Warm Southern Breeze

"… there is no such thing as nothing."

Rand Paul Reads Disallowed Impeachment Question On Senate Floor

Posted by Warm Southern Breeze on Tuesday, February 4, 2020

Kentucky Republican Senator Rand Paul today read his disallowed question from the Senate Impeachment Trial of Donald J. Trump, President of the United States.

His pertinent comments while on the Senate floor are excerpted, in part, below.

The essence of what he is saying, is alleging by questioning (asserting, would be more like it), is that, there was an impeachment conspiracy being cooked up by governmental officials against the President, long before the President’s now-infamous July 25th phone call with Ukrainian President Volodymyr Zelensky.

He points to several faults with the FISA Court system, and what was very likely FBI abuse of that court system to “spy,” as he puts it, upon American citizens, and extrapolates from there.

To further bolster his case, Senator Paul points to open testimony given to the Senate by then-Director of National Intelligence James Clapper on March 12, 2013 in response to a question by Ron Wyden, an Oregon Democrat.

Senator Wyden asked, “Does the NSA collect any type of data at all on millions or hundreds of millions of Americans?”

Mr. Clapper replied, “No sir … not wittingly.”

We knew that Mr. Clapper lied because he later obliquely stated that he did in an interview with NBC’s Andrea Mitchell who asked him why he answered the way he did.

Clapper answered saying, “I thought, though in retrospect, I was asked ‘when are you going to … stop beating your wife’ kind of question, which is … not answerable necessarily by a simple yes or no. So I responded in what I thought was the most truthful, or least untruthful, manner by saying, ‘No.’”

Senator Wyden had also earlier given Mr. Clapper advance notice that he would ask that question, so in a sense, he was “putting him in a box,” and expecting him to either deny it, or admit it in his testimony. Senator Wyden is a member of the Senate Intelligence Committee, so he was regularly briefed on Top Secret programs, and knew the answer would be ‘YES’ before he asked it. He was simply giving Director Clapper an opportunity to be forthright about the matter. Director Clapper could have answered more circumspectly, or even use more finesse in his response, though he did neither.

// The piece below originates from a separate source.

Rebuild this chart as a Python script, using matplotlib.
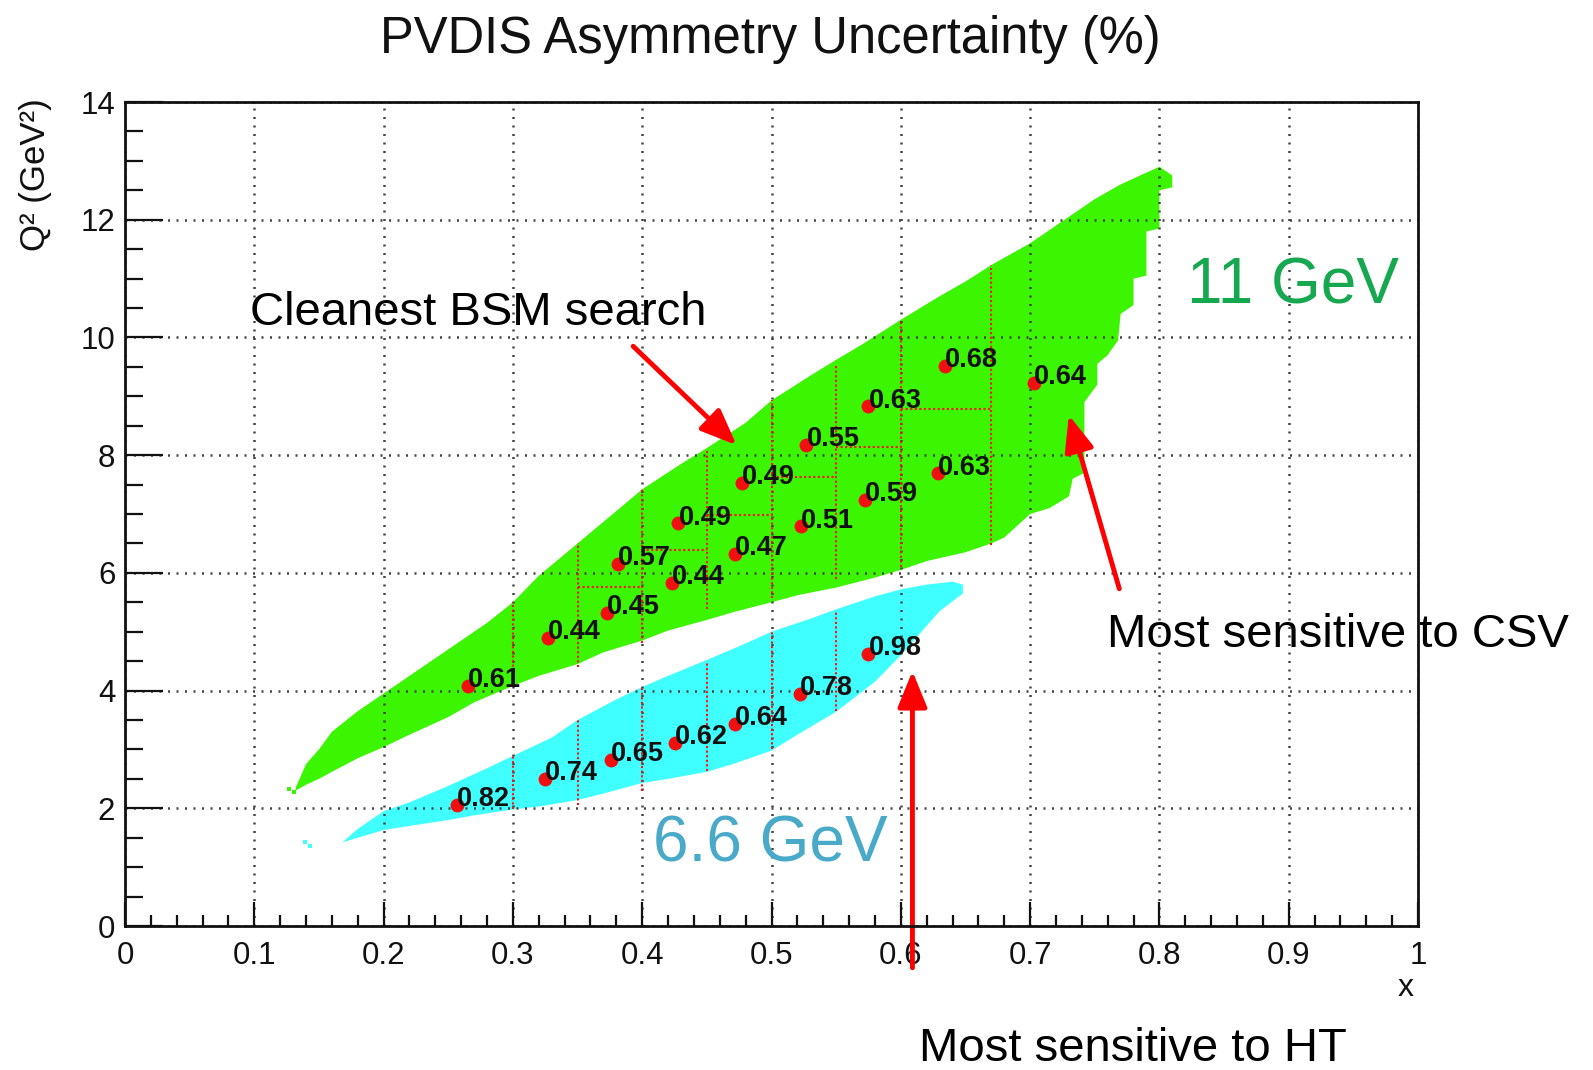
import matplotlib
matplotlib.use('Agg')
import matplotlib.pyplot as plt

plt.rcParams['font.family'] = ['Liberation Sans', 'DejaVu Sans']

# ---------------- data ----------------
TITLE = 'PVDIS Asymmetry Uncertainty (%)'
XLABEL = 'x'
YLABEL = 'Q² (GeV²)'

x_ticks = [0, 0.1, 0.2, 0.3, 0.4, 0.5, 0.6, 0.7, 0.8, 0.9, 1.0]
x_tick_labels = ['0', '0.1', '0.2', '0.3', '0.4', '0.5', '0.6', '0.7', '0.8', '0.9', '1']
y_ticks = [0, 2, 4, 6, 8, 10, 12, 14]
y_tick_labels = ['0', '2', '4', '6', '8', '10', '12', '14']

# 11 GeV kinematic coverage (outline)
green_outline_x = [0.132, 0.14, 0.15, 0.16, 0.18, 0.20, 0.22, 0.25, 0.28, 0.30, 0.32, 0.35,
                   0.38, 0.40, 0.43, 0.45, 0.48, 0.50, 0.53, 0.55, 0.57, 0.60, 0.63, 0.65,
                   0.67, 0.70, 0.73, 0.75, 0.77, 0.785, 0.795, 0.80, 0.81,
                   0.81, 0.80, 0.80, 0.79, 0.79, 0.78, 0.78, 0.77, 0.768, 0.76, 0.752, 0.752,
                   0.742, 0.742, 0.733, 0.73, 0.715, 0.70, 0.69, 0.68, 0.67,
                   0.65, 0.62, 0.60, 0.58, 0.55, 0.52, 0.50, 0.47, 0.45, 0.42, 0.40, 0.37,
                   0.35, 0.32, 0.30, 0.27, 0.25, 0.22, 0.20, 0.18, 0.16, 0.15, 0.14, 0.132]
green_outline_q2 = [2.35, 2.75, 3.0, 3.3, 3.65, 3.95, 4.25, 4.7, 5.15, 5.5, 5.95, 6.5,
                    7.05, 7.42, 7.85, 8.12, 8.55, 8.93, 9.35, 9.62, 9.88, 10.3, 10.7, 10.95,
                    11.23, 11.6, 12.05, 12.35, 12.6, 12.75, 12.85, 12.9, 12.75,
                    12.55, 12.5, 11.85, 11.8, 11.05, 11.0, 10.55, 10.4, 9.95, 9.7, 9.55, 9.2,
                    8.9, 7.7, 7.6, 7.3, 7.1, 7.0, 6.8, 6.6, 6.5,
                    6.35, 6.2, 6.05, 5.92, 5.75, 5.62, 5.5, 5.33, 5.2, 5.02, 4.85, 4.65,
                    4.45, 4.25, 4.08, 3.8, 3.55, 3.25, 3.04, 2.85, 2.62, 2.5, 2.4, 2.3]

# 6.6 GeV kinematic coverage (outline)
cyan_outline_x = [0.168, 0.18, 0.20, 0.22, 0.25, 0.28, 0.30, 0.33, 0.35, 0.38, 0.40, 0.42,
                  0.45, 0.48, 0.50, 0.53, 0.55, 0.58, 0.60, 0.62, 0.64, 0.648,
                  0.648, 0.63, 0.60, 0.58, 0.55, 0.52, 0.50, 0.47, 0.45, 0.42, 0.40, 0.37,
                  0.35, 0.32, 0.30, 0.27, 0.25, 0.22, 0.20, 0.18, 0.168]
cyan_outline_q2 = [1.42, 1.65, 1.95, 2.1, 2.38, 2.68, 2.89, 3.2, 3.5, 3.85, 4.06, 4.25,
                   4.52, 4.8, 5.0, 5.22, 5.38, 5.6, 5.72, 5.8, 5.85, 5.8,
                   5.65, 5.35, 4.6, 4.15, 3.64, 3.25, 2.98, 2.75, 2.62, 2.5, 2.43, 2.25,
                   2.14, 2.03, 1.98, 1.88, 1.8, 1.7, 1.63, 1.5, 1.42]

green_speck_x = [0.127, 0.131]
green_speck_q2 = [2.33, 2.28]
cyan_speck_x = [0.139, 0.143]
cyan_speck_q2 = [1.42, 1.36]

# bin boundaries (red dotted)
green_edge_x = [0.30, 0.35, 0.40, 0.45, 0.50, 0.55, 0.60, 0.67]
green_edge_lo = [4.1, 4.4, 4.8, 5.38, 5.57, 5.9, 6.1, 6.48]
green_edge_hi = [5.5, 6.5, 7.42, 8.1, 8.93, 9.53, 10.27, 11.23]
green_split_x0 = [0.35, 0.40, 0.45, 0.50, 0.55, 0.60]
green_split_x1 = [0.40, 0.45, 0.50, 0.55, 0.60, 0.67]
green_split_q2 = [5.76, 6.39, 6.98, 7.63, 8.14, 8.78]

cyan_edge_x = [0.30, 0.35, 0.40, 0.45, 0.50, 0.55]
cyan_edge_lo = [1.98, 2.06, 2.29, 2.63, 3.0, 3.65]
cyan_edge_hi = [2.89, 3.5, 4.06, 4.5, 5.0, 5.34]

# bin centres and asymmetry uncertainty (%)
green_x = [0.265, 0.327, 0.373, 0.381, 0.423, 0.428, 0.472, 0.477, 0.523, 0.527,
           0.572, 0.575, 0.629, 0.634, 0.703]
green_q2 = [4.08, 4.90, 5.32, 6.15, 5.83, 6.84, 6.32, 7.53, 6.79, 8.18,
            7.24, 8.83, 7.69, 9.52, 9.23]
green_unc = [0.61, 0.44, 0.45, 0.57, 0.44, 0.49, 0.47, 0.49, 0.51, 0.55,
             0.59, 0.63, 0.63, 0.68, 0.64]

cyan_x = [0.257, 0.325, 0.376, 0.425, 0.472, 0.522, 0.575]
cyan_q2 = [2.06, 2.50, 2.82, 3.11, 3.44, 3.94, 4.62]
cyan_unc = [0.82, 0.74, 0.65, 0.62, 0.64, 0.78, 0.98]

# annotation arrows: (tail x, tail Q2) -> (tip x, tip Q2)
arrow_tail_x = [0.393, 0.769, 0.609]
arrow_tail_q2 = [9.85, 5.73, -0.71]
arrow_tip_x = [0.473, 0.730, 0.609]
arrow_tip_q2 = [8.17, 8.68, 4.33]

# ---------------- figure ----------------
W, H = 1593, 1070
fig = plt.figure(figsize=(W / 100, H / 100), dpi=100)
L, R, T, B = 125, 1418, 102, 926
ax = fig.add_axes([L / W, 1 - B / H, (R - L) / W, (B - T) / H])

GREEN = '#3cf500'
CYAN = '#40ffff'

ax.fill(green_outline_x, green_outline_q2, color=GREEN, lw=0, zorder=1)
ax.fill(cyan_outline_x, cyan_outline_q2, color=CYAN, lw=0, zorder=1)
ax.scatter(green_speck_x, green_speck_q2, s=12, marker='s', color=GREEN, lw=0, zorder=1)
ax.scatter(cyan_speck_x, cyan_speck_q2, s=12, marker='s', color=CYAN, lw=0, zorder=1)

red_dot = dict(colors='#ff1010', linewidths=1.5, linestyles=[(0, (1.0, 1.2))], zorder=3)
ax.vlines(green_edge_x, green_edge_lo, green_edge_hi, **red_dot)
ax.hlines(green_split_q2, green_split_x0, green_split_x1, **red_dot)
ax.vlines(cyan_edge_x, cyan_edge_lo, cyan_edge_hi, **red_dot)

ax.plot(green_x, green_q2, 'o', color='#f01010', ms=10, mec='none', zorder=4)
ax.plot(cyan_x, cyan_q2, 'o', color='#f01010', ms=10, mec='none', zorder=4)
for xs, ys, vs in ((green_x, green_q2, green_unc), (cyan_x, cyan_q2, cyan_unc)):
    for xv, yv, v in zip(xs, ys, vs):
        ax.annotate(f'{v:.2f}', (xv, yv), xytext=(0, -1), textcoords='offset points',
                    ha='left', va='baseline', fontsize=19.5, fontweight='bold',
                    color='#111111', zorder=5)

for tx, ty, hx, hy in zip(arrow_tail_x, arrow_tail_q2, arrow_tip_x, arrow_tip_q2):
    ax.annotate('', xy=(hx, hy), xytext=(tx, ty), annotation_clip=False,
                arrowprops=dict(arrowstyle='-|>,head_length=1.1,head_width=0.45',
                                mutation_scale=20, lw=3.5, color='#ff0000',
                                shrinkA=0, shrinkB=0), zorder=6)

ax.set_xlim(0, 1)
ax.set_ylim(0, 14)
ax.set_xticks(x_ticks)
ax.set_xticklabels(x_tick_labels)
ax.set_yticks(y_ticks)
ax.set_yticklabels(y_tick_labels)
ax.set_xticks([i / 50 for i in range(51)], minor=True)
ax.set_yticks([i / 2 for i in range(29)], minor=True)
ax.tick_params(axis='both', which='both', direction='in', top=False, right=False,
               labelsize=22.5, colors='#111111', width=1.6)
ax.tick_params(axis='x', which='major', length=17, pad=11)
ax.tick_params(axis='x', which='minor', length=8)
ax.tick_params(axis='y', which='major', length=27, pad=7)
ax.tick_params(axis='y', which='minor', length=13)
ax.set_axisbelow(False)
ax.grid(True, which='major', color='#444444', lw=1.8, linestyle=(0, (0.8, 2.6)))
for s in ax.spines.values():
    s.set_linewidth(2.0)
    s.set_color('#111111')
    s.set_zorder(7)

# texts
fig.text(770 / W, 1 - 53 / H, TITLE, ha='center', va='baseline', fontsize=36.5, color='#111111')
fig.text(36 / W, 1 - 98 / H, YLABEL, rotation=90, ha='center', va='top', fontsize=25,
         color='#111111')
fig.text(1414 / W, 1 - 996 / H, XLABEL, ha='right', va='baseline', fontsize=23, color='#111111')

fig.text(250 / W, 1 - 325 / H, 'Cleanest BSM search', ha='left', va='baseline',
         fontsize=34, color='black')
fig.text(1187 / W, 1 - 303 / H, '11 GeV', ha='left', va='baseline', fontsize=46,
         color='#16a84e')
fig.text(653 / W, 1 - 862 / H, '6.6 GeV', ha='left', va='baseline', fontsize=46,
         color='#48aac8')
fig.text(1107 / W, 1 - 647 / H, 'Most sensitive to CSV', ha='left', va='baseline',
         fontsize=34, color='black')
fig.text(919 / W, 1 - 1061 / H, 'Most sensitive to HT', ha='left', va='baseline',
         fontsize=34, color='black')

fig.savefig('out.png', dpi=100)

But more to the point, Kentucky Senator Rand Paul does raise some interesting questions, although, on the whole, it certainly seems as if he’s “shooting in the dark” by asking such questions. Nevertheless, as he stated, the Constitution does allow for debate, and such debate is healthy for our, or any democracy. However, like then-Director Clapper, he failed to use finesse in his answer.

The Senator made another good point, which is that, though Mr. Clapper very obviously lied to Congress, he was not prosecuted (impeached) for it. In legal parlance, that’s called “Prosecutorial Discretion.”


So, on the whole, and for those reasons, Kentucky Senator Rand Paul’s remarks are verging on the meritless.

Granted, there are necessary revisions to the system as it now exists, which have been revealed by the broader impeachment investigation of the President.

Overall, while onerous, the entire process may yet have a Phoenix arise from it. So, it’s entirely possible that, in a curiously roundabout way, Trump truly could have been good for America.

My exact question. We’ll put it up here.

‘Are you aware that the House Intelligence Committee staffer, Sean Misko, had a close relationship with Eric Ciarmella while at the National Security Council together?’ –and– ‘Are you aware, and how would you respond to the reports that Ciaramella and Misko may have worked together to plot impeaching the president?’

Why did I ask?

There are two people, one who worked with Adam Schiff and one who worked with the person at the National Security Council that they knew each other and had been overheard talking about impeaching the president in the first month in office.

In January 2017, they were already plotting the impeachment.

But if six people who all worked together at the National Security Council knew each other and gamed the system knowing they would get these protections, they gamed the system in order to try to bring down the President, we should know about that. If they had extreme bias going into the impeachment, we should know about that.

We were plotting to bring down — were people plotting to bring down the President? Were they plotting during the election, were they plotting to bring down the President?

You’ve got two Vindman brothers who know Eric Ciaramela who also know Sean Misko who also knew two other people working on Adam Schiff’s staff, and Adam Schiff throws his hands up and says, ‘I don’t know who the whistle-blower is. I never met him. I have no idea who he is.’ So if he doesn’t know who he is, the President’s Counsel doesn’t know who he is, how does the Chief Justice of the United States know who the whistle-blower is?

I have no independent confirmation from anyone in government as to who the whistle-blower is. So how am I prevented from asking a question when nobody seems to admit they even know who this person is?

My point is by having such protection, such overzealous protection, we don’t get to the root of the matter of how it started.